> **WHAT TO WORK ON**: For this exercise, output only the lines between the "Clone this chart in matplotlib." line and the "import matplotlib.pyplot as plt" line, both of them included, and skip all pictures.

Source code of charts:
'''

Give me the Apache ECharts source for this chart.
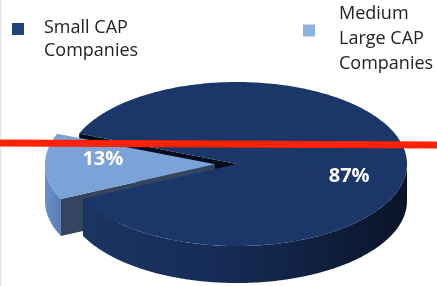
<!DOCTYPE html>
<html><head><meta charset="utf-8">
<script src="https://cdn.jsdelivr.net/npm/echarts@6/dist/echarts.min.js"></script>
<style>html,body{margin:0;padding:0;background:#fff}#c{width:437px;height:286px}</style>
</head><body><div id="c"></div>
<script>
const categories = ['Small CAP Companies', 'Medium Large CAP Companies'];
const shares = [87, 13];
const shareLabels = ['87%', '13%'];
const legendLines = [['Small CAP', 'Companies'], ['Medium', 'Large CAP', 'Companies']];

const chart = echarts.init(document.getElementById('c'), null, {renderer: 'canvas'});
const CX = 237, CY = 164, RX = 170, RY = 82, DEPTH = 37, START = 201.8;
const EXPLODE = [0, 22];
const FONT = '"Open Sans", "Liberation Sans", sans-serif';
const total = shares.reduce((a, b) => a + b, 0);
const spans = []; let acc = START;
shares.forEach(v => { const s = acc, e = acc + 360 * v / total; spans.push([s, e]); acc = e; });
const rad = d => d * Math.PI / 180;
function mid(i) { return (spans[i][0] + spans[i][1]) / 2; }
function offset(i) { const m = rad(mid(i)); return [EXPLODE[i] * Math.cos(m), EXPLODE[i] * Math.sin(m) * RY / RX]; }
function pt(th, o, dz) { return [CX + o[0] + RX * Math.cos(rad(th)), CY + o[1] + RY * Math.sin(rad(th)) + (dz || 0)]; }
function arc(a0, a1, o, dz) { const pts = []; const n = Math.max(2, Math.ceil(Math.abs(a1 - a0))); for (let k = 0; k <= n; k++) pts.push(pt(a0 + (a1 - a0) * k / n, o, dz)); return pts; }
function topFace(i) { const o = offset(i); return [[CX + o[0], CY + o[1]]].concat(arc(spans[i][0], spans[i][1], o, 0)); }
function sideFaces(i) {
  const o = offset(i); const a0 = spans[i][0], a1 = spans[i][1]; const res = [];
  for (let k = Math.floor(a0 / 360) - 1; k <= Math.ceil(a1 / 360); k++) {
    const s = Math.max(a0, k * 360), e = Math.min(a1, k * 360 + 180);
    if (e > s) res.push(arc(s, e, o, 0).concat(arc(e, s, o, DEPTH)));
  }
  return res;
}
function radialFace(i, th) { const o = offset(i); const c = [CX + o[0], CY + o[1]]; const p = pt(th, o, 0); return [c, p, [p[0], p[1] + DEPTH], [c[0], c[1] + DEPTH]]; }
function labelPos(i, f, dy) { const o = offset(i); const m = rad(mid(i)); return [CX + o[0] + f * RX * Math.cos(m), CY + o[1] + f * RY * Math.sin(m) + dy]; }
function grad(c0, c1) { return new echarts.graphic.LinearGradient(0, 0, 1, 0, [{offset: 0, color: c0}, {offset: 1, color: c1}]); }
function labelEl(i, f, dy) {
  const p = labelPos(i, f, dy);
  return {type: 'text', x: p[0], y: p[1], style: {text: shareLabels[i], fill: '#ffffff', font: 'bold 20px ' + FONT, align: 'center', verticalAlign: 'middle'}};
}

const option = {
  animation: false,
  backgroundColor: '#ffffff',
  legend: [
    {
      data: [{name: categories[0], itemStyle: {color: '#1f4478'}}],
      left: 12, top: 1, padding: 0, icon: 'rect', itemWidth: 12, itemHeight: 12, selectedMode: false,
      formatter: () => '{g| }\n' + legendLines[0].map(s => '{t|' + s + '}').join('\n'),
      textStyle: {padding: [0, 0, 0, 15], fontFamily: FONT, fontSize: 18, color: '#222222',
        rich: {g: {lineHeight: 21, fontSize: 10}, t: {lineHeight: 23, fontSize: 18, fontFamily: FONT, color: '#222222'}}}
    },
    {
      data: [{name: categories[1], itemStyle: {color: '#8db3e2'}}],
      left: 303, top: -12, padding: 0, icon: 'rect', itemWidth: 12, itemHeight: 12, selectedMode: false,
      formatter: () => '{g| }\n' + legendLines[1].map(s => '{t|' + s + '}').join('\n'),
      textStyle: {padding: [0, 0, 0, 19], fontFamily: FONT, fontSize: 18, color: '#222222',
        rich: {g: {lineHeight: 17.5, fontSize: 10}, t: {lineHeight: 25, fontSize: 18, fontFamily: FONT, color: '#222222'}}}
    }
  ],
  series: [
    {
      type: 'custom', name: 'cut', coordinateSystem: 'none', silent: true, z: 1, data: [0],
      renderItem: () => ({type: 'polygon', shape: {points: radialFace(0, spans[0][0])}, style: {fill: '#050b18'}})
    },
    {
      type: 'custom', name: categories[1], coordinateSystem: 'none', z: 2, data: [shares[1]],
      itemStyle: {color: '#8db3e2'},
      renderItem: () => ({type: 'group', children: [
        {type: 'polygon', shape: {points: radialFace(1, spans[1][0])}, style: {fill: '#34465f'}},
        ...sideFaces(1).map(p => ({type: 'polygon', shape: {points: p}, style: {fill: grad('#6a8fc8', '#5a7db4')}})),
        {type: 'polygon', shape: {points: topFace(1)}, style: {fill: '#7ba3d8'}},
        labelEl(1, 0.66, -7)
      ]})
    },
    {
      type: 'custom', name: categories[0], coordinateSystem: 'none', z: 3, data: [shares[0]],
      itemStyle: {color: '#1f4478'},
      renderItem: () => ({type: 'group', children: [
        ...sideFaces(0).map(p => ({type: 'polygon', shape: {points: p}, style: {fill: new echarts.graphic.LinearGradient(0, 0, 1, 0, [
          {offset: 0, color: '#1c3463'}, {offset: 0.45, color: '#152b55'}, {offset: 1, color: '#0a1428'}])}})),
        {type: 'polygon', shape: {points: topFace(0)}, style: {fill: '#1b3669'}},
        labelEl(0, 0.66, 14)
      ]})
    }
  ],
  graphic: [
    {type: 'line', z: 90, shape: {x1: 0.5, y1: 0, x2: 0.5, y2: 286}, style: {stroke: '#e2e2e2', lineWidth: 1}},
    {type: 'line', z: 100, shape: {x1: 0, y1: 143, x2: 437, y2: 145}, style: {stroke: '#ff2200', lineWidth: 7}}
  ]
};
chart.setOption(option);
</script></body></html>
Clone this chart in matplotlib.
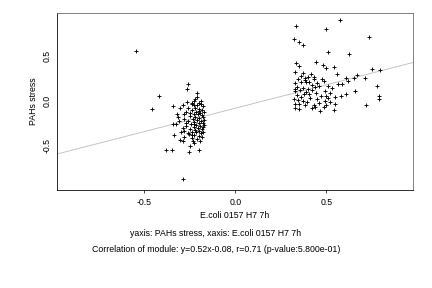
import matplotlib
matplotlib.use("Agg")
import matplotlib.pyplot as plt

# left cluster (E.coli low, PAHs low)
left_x = [-0.545, -0.42, -0.46, -0.38, -0.35, -0.255, -0.20, -0.25, -0.29, -0.225, -0.29,
          -0.26, -0.265, -0.21, -0.22, -0.265, -0.24, -0.23, -0.20, -0.34, -0.305, -0.29,
          -0.32, -0.315, -0.28, -0.27, -0.34, -0.325, -0.335, -0.305, -0.28, -0.26, -0.24,
          -0.23, -0.21, -0.19, -0.18, -0.22, -0.20, -0.185, -0.24, -0.215, -0.195, -0.175,
          -0.23, -0.205, -0.185, -0.25, -0.22, -0.20, -0.18, -0.235, -0.21, -0.19, -0.175,
          -0.26, -0.225, -0.20, -0.18, -0.245, -0.215, -0.195, -0.175, -0.27, -0.23, -0.205,
          -0.185, -0.25, -0.22, -0.20, -0.18, -0.28, -0.24, -0.215, -0.19, -0.30, -0.255,
          -0.225, -0.20, -0.185, -0.24, -0.21, -0.195, -0.27, -0.29, -0.31, -0.26, -0.25,
          -0.285, -0.21, -0.19, -0.24, -0.20, -0.225, -0.18, -0.235]
left_y = [0.556, 0.056, -0.09, -0.54, -0.55, -0.57, -0.55, -0.50, -0.87, -0.47, -0.44,
          0.19, 0.13, 0.09, 0.02, -0.01, -0.02, 0.00, -0.02, -0.06, -0.08, -0.05,
          -0.14, -0.18, -0.15, -0.12, -0.26, -0.26, -0.38, -0.43, -0.40, -0.36, -0.38,
          -0.05, -0.04, -0.03, -0.06, -0.08, -0.09, -0.10, -0.10, -0.12, -0.13, -0.12,
          -0.14, -0.15, -0.16, -0.17, -0.18, -0.19, -0.18, -0.20, -0.21, -0.22, -0.21,
          -0.22, -0.23, -0.24, -0.25, -0.26, -0.27, -0.28, -0.27, -0.28, -0.29, -0.30,
          -0.31, -0.31, -0.32, -0.33, -0.34, -0.33, -0.34, -0.35, -0.36, -0.35, -0.37,
          -0.38, -0.39, -0.40, -0.41, -0.42, -0.44, -0.25, -0.30, -0.22, -0.08, -0.13,
          -0.20, 0.04, 0.00, -0.03, -0.11, -0.26, -0.29, -0.44]

# right cluster
right_x = [0.335, 0.50, 0.575, 0.735, 0.32, 0.35, 0.37, 0.51, 0.625, 0.335, 0.35, 0.445,
           0.48, 0.50, 0.54, 0.75, 0.795, 0.33, 0.37, 0.415, 0.56, 0.67, 0.715, 0.61, 0.65,
           0.345, 0.38, 0.39, 0.385, 0.43, 0.475, 0.485, 0.62, 0.36, 0.405, 0.45, 0.565,
           0.585, 0.46, 0.51, 0.34, 0.33, 0.325, 0.37, 0.40, 0.42, 0.53, 0.49, 0.405, 0.375,
           0.34, 0.445, 0.52, 0.66, 0.78, 0.61, 0.58, 0.545, 0.79, 0.79, 0.32, 0.345, 0.37,
           0.395, 0.45, 0.49, 0.51, 0.52, 0.325, 0.35, 0.43, 0.44, 0.485, 0.545, 0.72, 0.33,
           0.35, 0.465, 0.54, 0.36, 0.40, 0.42, 0.44, 0.355, 0.39, 0.47, 0.50, 0.36, 0.41,
           0.46, 0.38, 0.42, 0.50, 0.33, 0.43]
right_y = [0.83, 0.80, 0.90, 0.71, 0.69, 0.66, 0.62, 0.54, 0.52, 0.42, 0.39, 0.43,
           0.40, 0.37, 0.38, 0.36, 0.345, 0.32, 0.31, 0.30, 0.30, 0.29, 0.26, 0.26, 0.26,
           0.24, 0.23, 0.21, 0.25, 0.24, 0.24, 0.22, 0.22, 0.21, 0.21, 0.20, 0.19,
           0.19, 0.17, 0.17, 0.16, 0.13, 0.11, 0.14, 0.13, 0.12, 0.14, 0.11, 0.08, 0.08,
           0.07, 0.09, 0.09, 0.11, 0.17, 0.08, 0.06, 0.04, 0.06, 0.02, 0.02, 0.01, 0.00,
           -0.01, 0.02, 0.00, 0.03, -0.01, -0.03, -0.03, -0.04, -0.07, -0.07, -0.03, -0.05, -0.08,
           -0.09, -0.11, -0.10, 0.28, 0.27, 0.18, 0.15, 0.12, 0.10, 0.06, 0.05, 0.04, 0.03,
           -0.02, -0.05, -0.08, -0.05, 0.20, 0.27]

# fitted line of the module
slope = 0.52
intercept = -0.08

xticks = [-0.5, 0.0, 0.5]
yticks = [-0.5, 0.0, 0.5]

plt.rcParams['font.family'] = ['Liberation Sans', 'DejaVu Sans']
fs = 8.8

fig = plt.figure(figsize=(6, 4), dpi=72)
ax = fig.add_axes([0.132, 0.340, 0.824, 0.615])

ax.axline((0, intercept), slope=slope, color='#c0c0c0', lw=0.9, zorder=1)
ax.plot(left_x + right_x, left_y + right_y, ls='none', marker='+', color='black',
        markersize=4.5, markeredgewidth=0.9, zorder=2)

ax.set_xlim(-0.98, 0.976)
ax.set_ylim(-0.99, 0.978)
ax.set_xticks(xticks)
ax.set_xticklabels(['-0.5', '0.0', '0.5'])
ax.set_yticks(yticks)
ax.set_yticklabels(['-0.5', '0.0', '0.5'], rotation=90, va='center')
ax.tick_params(axis='x', length=3, width=0.7, pad=5, labelsize=fs)
ax.tick_params(axis='y', length=0, pad=5, labelsize=fs)

for side in ['left', 'bottom']:
  ax.spines[side].set_color('black')
  ax.spines[side].set_linewidth(0.8)
for side in ['top', 'right']:
  ax.spines[side].set_color('#666666')
  ax.spines[side].set_linewidth(0.8)

ax.set_ylabel('PAHs stress', fontsize=fs, labelpad=5)
ax.set_xlabel('E.coli 0157 H7 7h', fontsize=fs, labelpad=4)

fig.text(0.5, 1 - 233/288, 'yaxis: PAHs stress, xaxis: E.coli 0157 H7 7h',
         ha='center', va='center', fontsize=fs)
fig.text(0.5, 1 - 250/288,
         'Correlation of module: y=0.52x-0.08, r=0.71 (p-value:5.800e-01)',
         ha='center', va='center', fontsize=fs)

fig.savefig('out.png', dpi=72)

'''

> **ANSWER FOR THIS EXERCISE**:
Clone this chart in matplotlib.
import matplotlib
matplotlib.use("Agg")
import matplotlib.pyplot as plt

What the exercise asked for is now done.